Best Use Case: Large organizations looking to democratize AI usage and capture domain knowledge from diverse teams.

Process 4: AI-Augmented Prompt Generation

Overview:
AI itself helps generate candidate prompts, which are then validated and refined by humans.

Steps:

  1. Define goals and constraints for outputs.

  2. Use AI to generate multiple prompt candidates.

  3. Conduct SME validation for accuracy and relevance.

  4. Test prompts in production-like scenarios.

  5. Publish validated prompts with metadata.

  6. Implement automated monitoring for underperforming prompts.

Evaluation:

  • Speed: High

  • Feasibility: Medium–High (trust in AI required)

  • Complexity: Medium

  • Cost: Medium–High (AI platform licensing + SME oversight)

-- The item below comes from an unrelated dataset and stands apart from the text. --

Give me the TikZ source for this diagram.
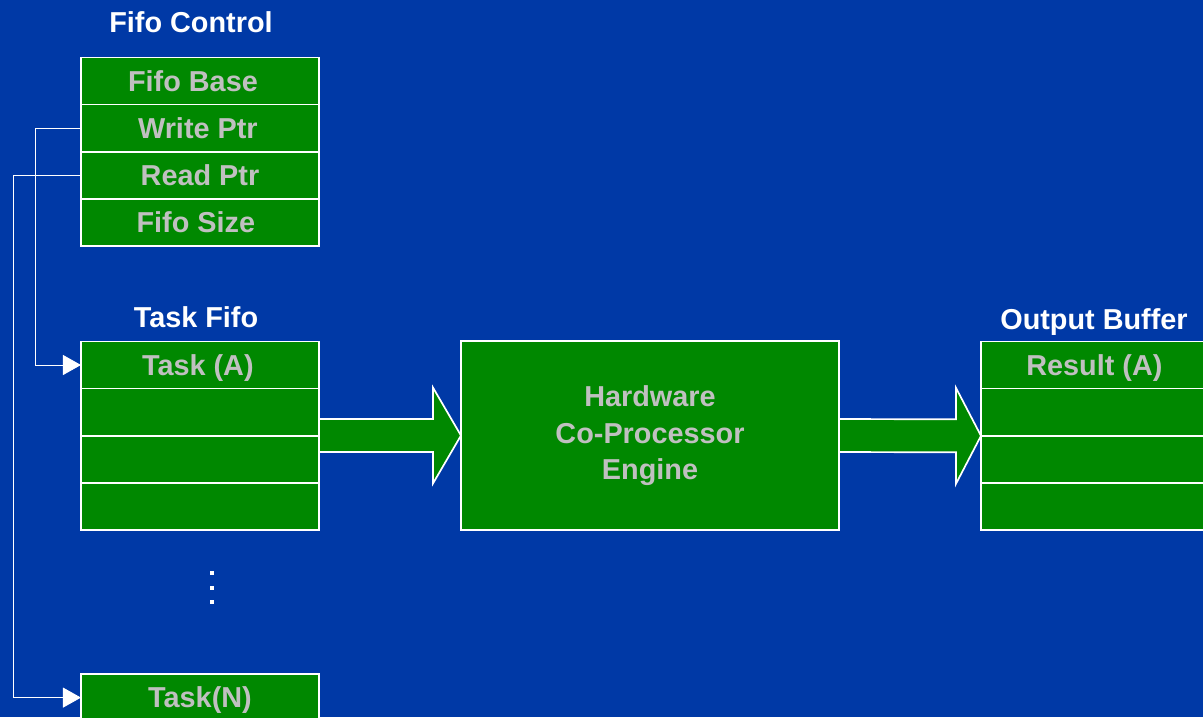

  • Scalability: Very High

  • Quality Control: Medium–High

Best Use Case: Enterprises seeking to rapidly scale prompt libraries while reducing human workload.

Process 5: Modular Role-Based Library

Overview:
Prompts are organized by enterprise role, department, or workflow rather than topic.

Steps:

  1. Map enterprise roles and workflows.

  2. Draft prompts for each role and task.

  3. Conduct role-specific testing in real scenarios.

  4. Review cross-functional conflicts.

  5. Publish the library with role-based access.

  6. Update prompts periodically based on feedback.

Evaluation:

  • Speed: Medium

  • Feasibility: High

  • Complexity: Medium–High

  • Cost: Medium

  • Scalability: High

  • Quality Control: High

Best Use Case: Large enterprises with diverse workflows seeking high adoption and relevance across teams.